EXERCISE PROMPT: Write out the opening lines of the data word for word, up to and including the line with "plt.rcParams['font.family'] = ['Liberation", and leave every picture and every later line out.

GIVEN DATA:
** Start **

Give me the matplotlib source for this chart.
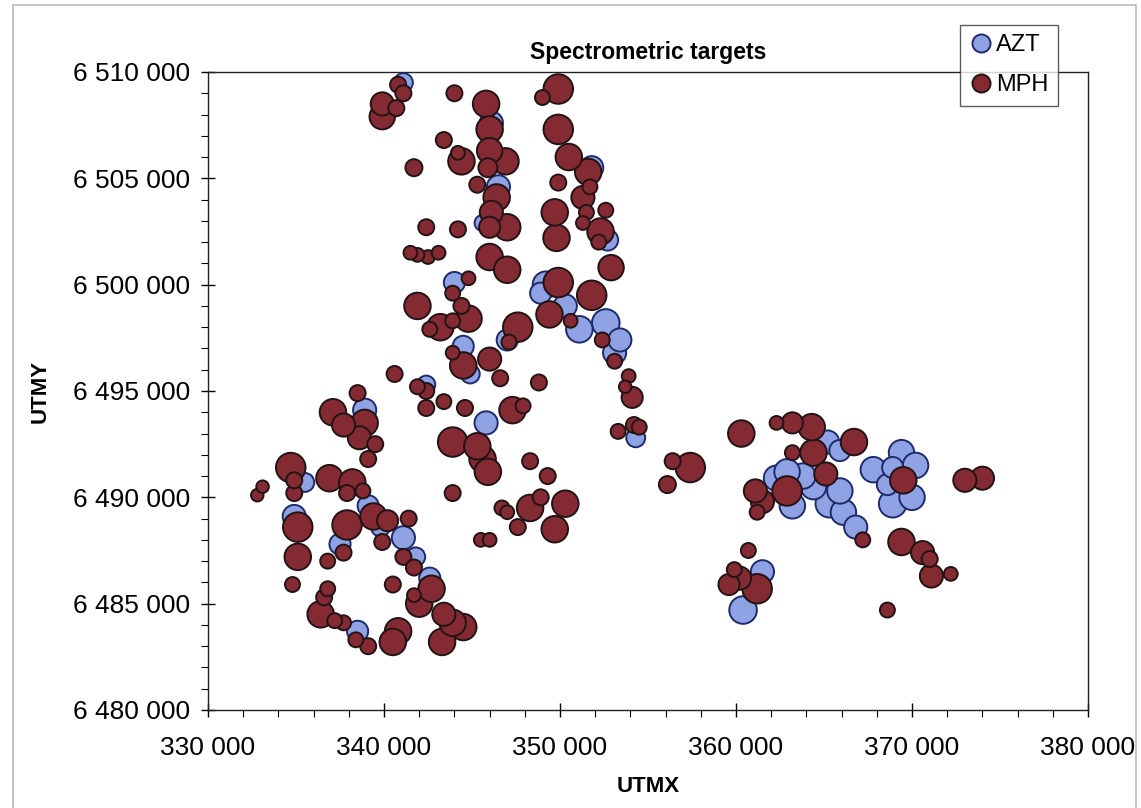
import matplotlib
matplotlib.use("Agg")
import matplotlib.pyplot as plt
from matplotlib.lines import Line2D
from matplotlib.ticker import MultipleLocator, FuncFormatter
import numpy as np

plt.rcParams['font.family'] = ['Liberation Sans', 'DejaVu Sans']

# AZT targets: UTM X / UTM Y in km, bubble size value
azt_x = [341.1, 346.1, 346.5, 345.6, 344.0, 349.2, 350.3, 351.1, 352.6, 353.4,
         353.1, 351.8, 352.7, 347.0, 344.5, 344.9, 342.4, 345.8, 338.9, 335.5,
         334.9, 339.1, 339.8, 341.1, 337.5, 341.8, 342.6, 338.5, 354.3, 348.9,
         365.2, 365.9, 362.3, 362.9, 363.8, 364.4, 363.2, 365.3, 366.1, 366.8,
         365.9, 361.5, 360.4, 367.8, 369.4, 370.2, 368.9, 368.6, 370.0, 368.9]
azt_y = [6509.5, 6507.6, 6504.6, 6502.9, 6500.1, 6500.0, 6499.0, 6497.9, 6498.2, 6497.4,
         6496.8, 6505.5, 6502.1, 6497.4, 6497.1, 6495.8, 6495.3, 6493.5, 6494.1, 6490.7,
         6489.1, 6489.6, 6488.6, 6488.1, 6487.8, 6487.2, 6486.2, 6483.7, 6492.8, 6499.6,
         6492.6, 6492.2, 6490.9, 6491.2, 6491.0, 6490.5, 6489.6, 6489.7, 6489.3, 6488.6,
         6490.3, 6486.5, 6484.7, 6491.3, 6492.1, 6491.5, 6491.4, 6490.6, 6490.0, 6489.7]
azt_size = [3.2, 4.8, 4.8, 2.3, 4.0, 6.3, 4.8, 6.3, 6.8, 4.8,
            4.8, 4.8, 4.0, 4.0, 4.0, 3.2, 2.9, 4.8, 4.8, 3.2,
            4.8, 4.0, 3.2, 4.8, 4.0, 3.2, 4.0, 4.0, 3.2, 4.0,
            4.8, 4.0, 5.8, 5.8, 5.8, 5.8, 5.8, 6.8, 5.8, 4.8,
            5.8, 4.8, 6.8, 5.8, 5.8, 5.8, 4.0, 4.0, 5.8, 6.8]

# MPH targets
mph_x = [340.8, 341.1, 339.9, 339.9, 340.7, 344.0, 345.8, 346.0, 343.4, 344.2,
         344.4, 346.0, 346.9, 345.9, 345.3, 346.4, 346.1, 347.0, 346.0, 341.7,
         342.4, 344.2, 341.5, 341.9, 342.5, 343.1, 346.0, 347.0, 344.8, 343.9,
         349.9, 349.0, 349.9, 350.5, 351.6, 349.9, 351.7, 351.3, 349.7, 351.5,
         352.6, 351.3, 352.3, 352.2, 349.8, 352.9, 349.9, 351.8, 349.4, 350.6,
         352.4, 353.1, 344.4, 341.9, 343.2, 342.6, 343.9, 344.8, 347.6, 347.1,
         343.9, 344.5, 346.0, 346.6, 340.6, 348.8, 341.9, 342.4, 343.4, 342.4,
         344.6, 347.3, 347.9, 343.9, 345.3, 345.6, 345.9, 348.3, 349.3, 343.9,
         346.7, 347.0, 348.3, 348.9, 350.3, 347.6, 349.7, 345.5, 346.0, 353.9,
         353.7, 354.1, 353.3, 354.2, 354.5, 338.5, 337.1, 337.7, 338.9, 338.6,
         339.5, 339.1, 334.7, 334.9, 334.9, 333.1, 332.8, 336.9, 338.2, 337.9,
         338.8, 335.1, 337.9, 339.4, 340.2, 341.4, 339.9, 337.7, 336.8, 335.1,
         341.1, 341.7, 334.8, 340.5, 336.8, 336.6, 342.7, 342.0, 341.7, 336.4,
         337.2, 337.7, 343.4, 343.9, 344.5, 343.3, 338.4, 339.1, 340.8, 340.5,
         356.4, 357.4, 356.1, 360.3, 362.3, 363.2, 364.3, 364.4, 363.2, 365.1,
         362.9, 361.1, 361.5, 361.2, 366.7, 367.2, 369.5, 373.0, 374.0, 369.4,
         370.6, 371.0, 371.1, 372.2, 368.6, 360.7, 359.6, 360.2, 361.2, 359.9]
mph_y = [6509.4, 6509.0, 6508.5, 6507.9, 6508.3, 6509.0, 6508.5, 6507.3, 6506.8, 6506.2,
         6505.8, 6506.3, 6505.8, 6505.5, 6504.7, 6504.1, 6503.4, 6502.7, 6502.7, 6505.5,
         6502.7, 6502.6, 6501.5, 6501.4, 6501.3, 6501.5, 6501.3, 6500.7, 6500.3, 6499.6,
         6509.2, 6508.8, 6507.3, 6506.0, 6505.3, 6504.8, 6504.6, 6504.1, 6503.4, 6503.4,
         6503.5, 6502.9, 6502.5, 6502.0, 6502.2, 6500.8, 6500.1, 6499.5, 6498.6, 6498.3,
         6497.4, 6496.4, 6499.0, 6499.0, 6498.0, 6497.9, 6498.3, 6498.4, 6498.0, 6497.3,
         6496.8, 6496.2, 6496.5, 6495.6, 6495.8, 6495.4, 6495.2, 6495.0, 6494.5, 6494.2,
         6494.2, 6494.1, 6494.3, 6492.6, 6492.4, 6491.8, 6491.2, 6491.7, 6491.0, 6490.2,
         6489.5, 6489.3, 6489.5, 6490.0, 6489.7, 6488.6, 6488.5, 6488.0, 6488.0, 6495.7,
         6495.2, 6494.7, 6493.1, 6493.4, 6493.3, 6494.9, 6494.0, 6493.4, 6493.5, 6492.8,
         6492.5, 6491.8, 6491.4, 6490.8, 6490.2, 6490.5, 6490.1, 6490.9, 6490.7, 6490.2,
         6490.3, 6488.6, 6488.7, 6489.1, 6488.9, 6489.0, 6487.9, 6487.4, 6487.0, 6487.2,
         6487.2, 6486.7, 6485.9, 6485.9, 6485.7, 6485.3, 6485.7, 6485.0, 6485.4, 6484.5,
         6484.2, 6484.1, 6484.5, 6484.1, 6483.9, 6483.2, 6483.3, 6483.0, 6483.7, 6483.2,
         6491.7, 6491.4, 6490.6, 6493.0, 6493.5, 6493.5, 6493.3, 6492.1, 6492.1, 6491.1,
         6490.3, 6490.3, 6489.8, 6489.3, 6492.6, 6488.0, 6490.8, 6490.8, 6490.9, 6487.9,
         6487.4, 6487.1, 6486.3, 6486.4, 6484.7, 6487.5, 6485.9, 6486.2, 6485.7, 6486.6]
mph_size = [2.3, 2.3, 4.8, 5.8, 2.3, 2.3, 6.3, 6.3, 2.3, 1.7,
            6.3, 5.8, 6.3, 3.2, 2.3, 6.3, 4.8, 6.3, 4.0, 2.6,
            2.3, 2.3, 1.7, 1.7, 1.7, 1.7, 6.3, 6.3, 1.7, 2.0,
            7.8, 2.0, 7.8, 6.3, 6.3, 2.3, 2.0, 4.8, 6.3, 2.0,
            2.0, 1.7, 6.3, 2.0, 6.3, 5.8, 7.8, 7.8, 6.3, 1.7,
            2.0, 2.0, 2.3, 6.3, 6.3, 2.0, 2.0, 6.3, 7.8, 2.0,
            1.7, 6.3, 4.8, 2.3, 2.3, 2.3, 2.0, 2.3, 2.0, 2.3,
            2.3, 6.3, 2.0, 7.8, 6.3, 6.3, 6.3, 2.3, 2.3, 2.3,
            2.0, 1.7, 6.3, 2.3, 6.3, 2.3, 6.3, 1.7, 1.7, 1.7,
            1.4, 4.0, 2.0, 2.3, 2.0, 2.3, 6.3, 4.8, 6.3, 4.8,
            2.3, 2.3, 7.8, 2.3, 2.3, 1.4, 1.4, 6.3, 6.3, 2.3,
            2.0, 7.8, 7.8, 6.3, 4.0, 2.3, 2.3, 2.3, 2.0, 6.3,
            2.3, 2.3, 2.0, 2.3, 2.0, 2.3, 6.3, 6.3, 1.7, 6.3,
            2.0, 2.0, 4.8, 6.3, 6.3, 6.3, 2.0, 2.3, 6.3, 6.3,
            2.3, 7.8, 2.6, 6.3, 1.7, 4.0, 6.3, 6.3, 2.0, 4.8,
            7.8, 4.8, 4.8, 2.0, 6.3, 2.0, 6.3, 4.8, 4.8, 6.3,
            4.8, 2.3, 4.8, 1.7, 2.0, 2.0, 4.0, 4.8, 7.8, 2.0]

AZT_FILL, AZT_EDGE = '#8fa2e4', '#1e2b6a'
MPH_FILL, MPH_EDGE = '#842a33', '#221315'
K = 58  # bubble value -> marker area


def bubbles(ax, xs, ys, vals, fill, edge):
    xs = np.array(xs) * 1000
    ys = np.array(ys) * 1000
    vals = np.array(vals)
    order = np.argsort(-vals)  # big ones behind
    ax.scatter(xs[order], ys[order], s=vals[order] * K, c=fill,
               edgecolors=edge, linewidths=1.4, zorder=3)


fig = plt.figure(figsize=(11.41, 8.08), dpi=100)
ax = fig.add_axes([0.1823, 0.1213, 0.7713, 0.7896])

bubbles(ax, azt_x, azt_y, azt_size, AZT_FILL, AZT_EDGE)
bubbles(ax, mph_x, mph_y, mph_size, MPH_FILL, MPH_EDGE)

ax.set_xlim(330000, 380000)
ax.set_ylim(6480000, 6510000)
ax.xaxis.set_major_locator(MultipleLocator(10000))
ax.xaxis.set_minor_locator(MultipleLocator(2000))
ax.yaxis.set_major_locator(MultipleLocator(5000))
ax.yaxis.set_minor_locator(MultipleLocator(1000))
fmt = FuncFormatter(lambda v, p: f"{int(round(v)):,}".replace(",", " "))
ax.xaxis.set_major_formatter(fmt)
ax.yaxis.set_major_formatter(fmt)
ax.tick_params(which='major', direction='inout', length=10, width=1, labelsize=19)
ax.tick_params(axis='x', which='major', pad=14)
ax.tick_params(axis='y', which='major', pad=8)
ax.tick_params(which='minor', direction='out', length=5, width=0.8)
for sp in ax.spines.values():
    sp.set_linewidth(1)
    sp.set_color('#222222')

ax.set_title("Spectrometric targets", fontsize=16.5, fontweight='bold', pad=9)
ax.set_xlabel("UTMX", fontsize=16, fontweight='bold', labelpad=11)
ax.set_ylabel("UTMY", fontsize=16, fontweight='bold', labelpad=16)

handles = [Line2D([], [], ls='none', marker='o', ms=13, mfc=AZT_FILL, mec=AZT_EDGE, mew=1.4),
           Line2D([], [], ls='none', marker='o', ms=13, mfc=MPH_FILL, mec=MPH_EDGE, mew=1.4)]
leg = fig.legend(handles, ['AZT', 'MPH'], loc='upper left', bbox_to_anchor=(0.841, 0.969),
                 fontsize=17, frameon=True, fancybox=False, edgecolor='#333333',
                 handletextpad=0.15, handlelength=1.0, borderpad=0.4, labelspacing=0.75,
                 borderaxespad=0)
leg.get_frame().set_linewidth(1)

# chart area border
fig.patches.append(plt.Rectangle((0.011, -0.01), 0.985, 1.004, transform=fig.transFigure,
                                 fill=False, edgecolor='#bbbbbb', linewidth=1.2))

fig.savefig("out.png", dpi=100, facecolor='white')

** End **

THE RESULT:
Give me the matplotlib source for this chart.
import matplotlib
matplotlib.use("Agg")
import matplotlib.pyplot as plt
from matplotlib.lines import Line2D
from matplotlib.ticker import MultipleLocator, FuncFormatter
import numpy as np

plt.rcParams['font.family'] = ['Liberation Sans', 'DejaVu Sans']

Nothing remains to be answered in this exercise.